A Binary Search Tree (BST) is a type of binary tree where each node has at most two children, and the tree is organized based on the following properties:
- Left Child Property: All nodes in the left subtree of a node have values less than the node's value.
- Right Child Property: All nodes in the right subtree of a node have values greater than the node's value.
- Always restate the ordering rule (left < node < right) in answers.
- IB mark schemes expect this explicitly.
These properties ensure that a BST is always sorted, making it efficient for operations like searching, insertion, and deletion.
Structure of a BST
Structure of a BST
- A binary tree where each node has at most two children:
- Left child contains values smaller than the parent.
- Right child contains values greater than the parent.
- Ensures that the tree remains ordered, making searching efficient.
- Can be represented as a tree diagram with nodes and branches.
- Leaf Nodes: Nodes that have no children (both left and right pointers are null), marking the end of a branch in the tree.
- When drawing or describing a BST, always label the root, internal nodes, and leaf nodes.
- Use the ordering rule (left < parent < right) in explanations: examiners often award marks for explicitly stating this.
The root node is the starting point for all operations in a BST, while leaf nodes represent the endpoints of the tree's branches.
- Confusing leaf nodes with nodes that have one child: leaf nodes must have no children at all.
- Forgetting that BSTs are ordered: placing nodes randomly breaks the BST property.
Properties of a BST
- Ordered Structure: The left subtree of a node contains values less than the node, and the right subtree contains values greater than the node.
- Dynamic Size: BSTs can grow and shrink as nodes are inserted or deleted.
- Balanced vs. Unbalanced Trees:
- A balanced BST has a minimized depth, ensuring optimal search times.
- An unbalanced BST can degrade to a linked list, resulting in inefficient operations.
A balanced BST maintains a time complexity of $O(\log n)$ for search operations, while an unbalanced BST can degrade to $O(n)$.
Operations on a BST
Insertion
- Start at the Root: Begin at the root node.
- Compare Values:
- If the new value is less than the current node, move to the left child.

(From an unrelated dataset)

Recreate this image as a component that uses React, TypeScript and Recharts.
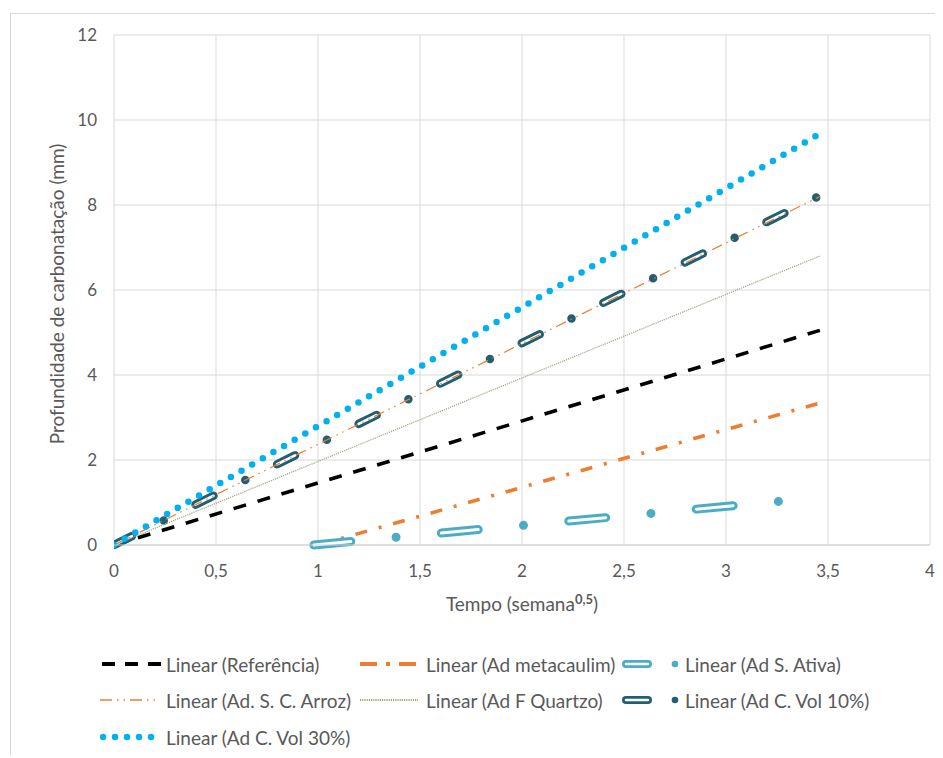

- If the new value is greater, move to the right child.
- Find the Correct Position: Repeat the comparison until an empty spot is found.
- Insert the Node: Place the new node in the correct position.
When inserting a node, always maintain the BST's ordering properties by comparing the new value with existing nodes.
Deletion
- Find the Node: Locate the node to be deleted.
- Three Cases:
- No Children: Simply remove the node.
- One Child: Replace the node with its child.
- Two Children: Find the node's in-order successor (the smallest node in the right subtree) and replace the node with the successor.
- Deleting a node with two children requires careful handling to maintain the BST's structure.
- The in-order successor is often used to preserve the tree's order.
Searching
- Start at the Root: Begin at the root node.
- Compare Values:
- If the target value is less than the current node, move to the left child.
- If the target value is greater, move to the right child.
- Repeat Until Found: Continue until the target value is found or a leaf node is reached.
- The efficiency of searching in a BST depends on its balance.
- A balanced BST offers $O(\log n)$ search time, while an unbalanced BST can degrade to $O(n)$.
Traversal
- In-Order Traversal: Visit the left subtree, then the current node, and finally the right subtree. This produces a sorted list of values.
- Pre-Order Traversal: Visit the current node, then the left subtree, and finally the right subtree.
- Post-Order Traversal: Visit the left subtree, then the right subtree, and finally the current node.
In-order traversal is particularly useful for BSTs, as it returns the nodes in sorted order.
Sketching a BST
Constructing a BST with Integers
Data Set: 40, 20, 60, 10, 30, 50, 70
Steps:
- Insert 40: Becomes the root.
- Insert 20: Less than 40, so it becomes the left child.
- Insert 60: Greater than 40, so it becomes the right child.
- Insert 10: Less than 40 and 20, so it becomes the left child of 20.
- Insert 30: Less than 40 but greater than 20, so it becomes the right child of 20.
- Insert 50: Greater than 40 but less than 60, so it becomes the left child of 60.
- Insert 70: Greater than 40 and 60, so it becomes the right child of 60.
For any given node, all values in the left subtree are less than the node's value, and all values in the right subtree are greater.
Efficiency and Limitations
Time Complexity
Search, Insertion, Deletion:
- Best and Average Case: \$O(\log n)\$ for balanced trees.
- Worst Case: \$O(n)\$ for unbalanced trees (e.g., a skewed tree).
- A common misconception is that BSTs always provide $O(\log n)$ performance.
- This is only true for balanced trees.
- Unbalanced trees can degrade to \$O(n)\$.
Balancing BSTs
- Balanced Trees: Maintain optimal performance by minimizing tree depth.
- Unbalanced Trees: Can degrade to a linked list, reducing efficiency.
Balanced BSTs, such as AVL trees and Red-Black trees, automatically maintain their balance, ensuring consistent performance.
Applications of BSTs
- Database Indexing: Efficiently organize and retrieve data.
- Memory Allocation: Manage free and allocated memory blocks.
- Autocompletion: Store and search for prefixes in text-based applications.